I found myself wondering how we got to that back-handed definition. In my old Latin classes, I learned about the root of the word, sententia, which could be translated several ways: opinion, point of view, thought, idea, observation, even jury vote.
If I were still in college, I would turn to the Oxford English Dictionary, the best historical dictionary for our trainwreck of a language, to trace the word’s long march from Ancient Rome to semi-snide Netflix TV show descriptor. But college was a long time ago, and I don’t have any sources I trust as highly as the OED to guide me. There are lots of reasons that words change meaning over the centuries. I’ve said it before, but the word “lord” in Old English roughly translates to “the dude with the bread.”
To me, this sounds like an Age of Enlightenment bias taking hold of a word, an 18th century, “facts don’t care about your feelings” kind of snobbery. And sure, the world needs objectivity. In the Internet Age, we’ve seen what happens when people follow what they “feel” is true despite factual evidence to the contrary, and very few of them are people you would want to hang with at a block party.
But objective fact is harder to come by than most of us are willing to admit on the regular. If you’ve ever stepped foot in a philosophy class, you’ve seen how easy it is to turn some of your basic assumptions on their heads. Take the trolley problem: saving lives is noble, taking them is evil, if I let you kill one person to save 10, 100, or 1000 people when does it become morally right to kill?

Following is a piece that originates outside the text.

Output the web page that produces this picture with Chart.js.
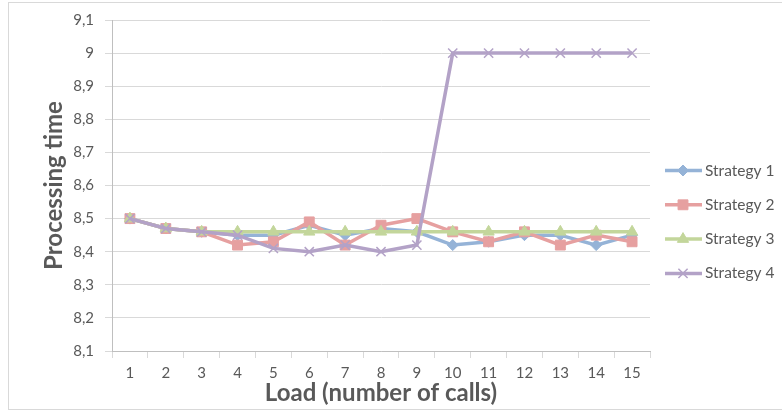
<!DOCTYPE html>
<html>
<head>
<meta charset="utf-8">
<script src="https://cdn.jsdelivr.net/npm/chart.js@4/dist/chart.umd.min.js"></script>
<style>
  html, body { margin: 0; padding: 0; background: #fff; }
  #wrap { position: relative; width: 782px; height: 415px; }
  #frame { position: absolute; left: 8px; top: 2px; width: 780px; height: 408px; border: 1px solid #d9d9d9; box-sizing: border-box; }
  canvas { position: absolute; left: 0; top: 0; }
</style>
</head>
<body>
<div id="wrap">
  <div id="frame"></div>
  <canvas id="chart" width="782" height="415"></canvas>
</div>
<script>
const loads = ['1', '2', '3', '4', '5', '6', '7', '8', '9', '10', '11', '12', '13', '14', '15'];
const strategy1 = [8.50, 8.47, 8.46, 8.45, 8.45, 8.48, 8.45, 8.47, 8.46, 8.42, 8.43, 8.45, 8.45, 8.42, 8.45];
const strategy2 = [8.50, 8.47, 8.46, 8.42, 8.43, 8.49, 8.42, 8.48, 8.50, 8.46, 8.43, 8.46, 8.42, 8.45, 8.43];
const strategy3 = [8.50, 8.47, 8.46, 8.46, 8.46, 8.46, 8.46, 8.46, 8.46, 8.46, 8.46, 8.46, 8.46, 8.46, 8.46];
const strategy4 = [8.50, 8.47, 8.46, 8.45, 8.41, 8.40, 8.42, 8.40, 8.42, 9.00, 9.00, 9.00, 9.00, 9.00, 9.00];
const yTickValues = [8.1, 8.2, 8.3, 8.4, 8.5, 8.6, 8.7, 8.8, 8.9, 9.0, 9.1];

const textColor = '#595959';
const gridColor = '#d9d9d9';
const axisColor = '#bfbfbf';
const fontFamily = 'Lato, "Open Sans", sans-serif';

function series(label, data, color, pointStyle, radius, order) {
    return {
        label: label,
        data: data,
        borderColor: color,
        backgroundColor: color,
        borderWidth: 3.5,
        tension: 0,
        pointStyle: pointStyle,
        pointRadius: radius,
        pointBorderWidth: pointStyle === 'crossRot' ? 1.5 : 1,
        pointBorderColor: color,
        pointBackgroundColor: color,
        order: order
    };
}

// legend on the right: short line with the marker on it, like the office-style charts
const sideLegend = {
    id: 'sideLegend',
    afterDraw(chart) {
        const ctx = chart.ctx;
        const x0 = 665, x1 = 702, mx = 683;
        chart.data.datasets.forEach((ds, i) => {
            const y = 170.5 + i * 34.3;
            ctx.save();
            ctx.strokeStyle = ds.borderColor;
            ctx.fillStyle = ds.backgroundColor;
            ctx.lineWidth = 3.5;
            ctx.beginPath();
            ctx.moveTo(x0, y);
            ctx.lineTo(x1, y);
            ctx.stroke();
            ctx.lineWidth = ds.pointBorderWidth;
            Chart.helpers.drawPoint(ctx, {
                pointStyle: ds.pointStyle,
                radius: ds.pointRadius,
                rotation: 0,
                borderWidth: ds.pointBorderWidth
            }, mx, y);
            ctx.fillStyle = textColor;
            ctx.font = '15.5px ' + fontFamily;
            ctx.textBaseline = 'middle';
            ctx.textAlign = 'left';
            ctx.fillText(ds.label, 705, y);
            ctx.restore();
        });
    }
};

const ctx = document.getElementById('chart').getContext('2d');
new Chart(ctx, {
    type: 'line',
    data: {
        labels: loads,
        datasets: [
            series('Strategy 1', strategy1, '#95b3d7', 'rectRot', 5.5, 3),
            series('Strategy 2', strategy2, '#e6a0a0', 'rect', 7, 2),
            series('Strategy 3', strategy3, '#c3d69b', 'triangle', 6.5, 1),
            series('Strategy 4', strategy4, '#b3a2c7', 'crossRot', 6.5, 0)
        ]
    },
    options: {
        responsive: false,
        animation: false,
        layout: { padding: { top: 20, right: 132, bottom: 0, left: 0 } },
        plugins: {
            legend: { display: false },
            tooltip: { enabled: false }
        },
        scales: {
            x: {
                offset: true,
                grid: {
                    offset: true,
                    drawOnChartArea: false,
                    drawTicks: true,
                    tickLength: 7,
                    color: gridColor
                },
                border: { color: axisColor, width: 1 },
                ticks: {
                    color: textColor,
                    padding: 6,
                    maxRotation: 0,
                    font: { family: fontFamily, size: 15 }
                },
                title: {
                    display: true,
                    text: 'Load (number of calls)',
                    color: textColor,
                    padding: { top: 0, bottom: 7 },
                    font: { family: fontFamily, size: 24, weight: 'bold' }
                },
                afterFit(scale) { scale.height = 64; }
            },
            y: {
                min: 8.1,
                max: 9.1,
                grid: {
                    color: gridColor,
                    drawTicks: true,
                    tickLength: 7
                },
                border: { color: axisColor, width: 1 },
                afterBuildTicks(scale) {
                    scale.ticks = yTickValues.map(v => ({ value: v }));
                },
                ticks: {
                    color: textColor,
                    padding: 11,
                    font: { family: fontFamily, size: 15 },
                    callback: v => String(Math.round(v * 10) / 10).replace('.', ',')
                },
                title: {
                    display: true,
                    text: 'Processing time',
                    color: textColor,
                    padding: { top: 40, bottom: 0 },
                    font: { family: fontFamily, size: 24, weight: 'bold' }
                },
                afterFit(scale) { scale.width = 112; }
            }
        }
    },
    plugins: [sideLegend]
});
</script>
</body>
</html>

No one’s found a satisfactory answer. At some point, it comes down to what feels right to you.
I’m not calling on the internet to “take back” the word sentimental, but I do think it’s gotten a bad rap. Feelings, even “tender” feelings, matter. They guide our relationships, our careers, and our votes. A quote attributed to Vincent Van Gogh reads, “Let’s not forget that the little emotions are the great captains of our lives and we obey them without realizing it.” Not all captains are good ones, but they exist for a reason. And the people who pretend they don’t matter aren’t much fun at parties, either.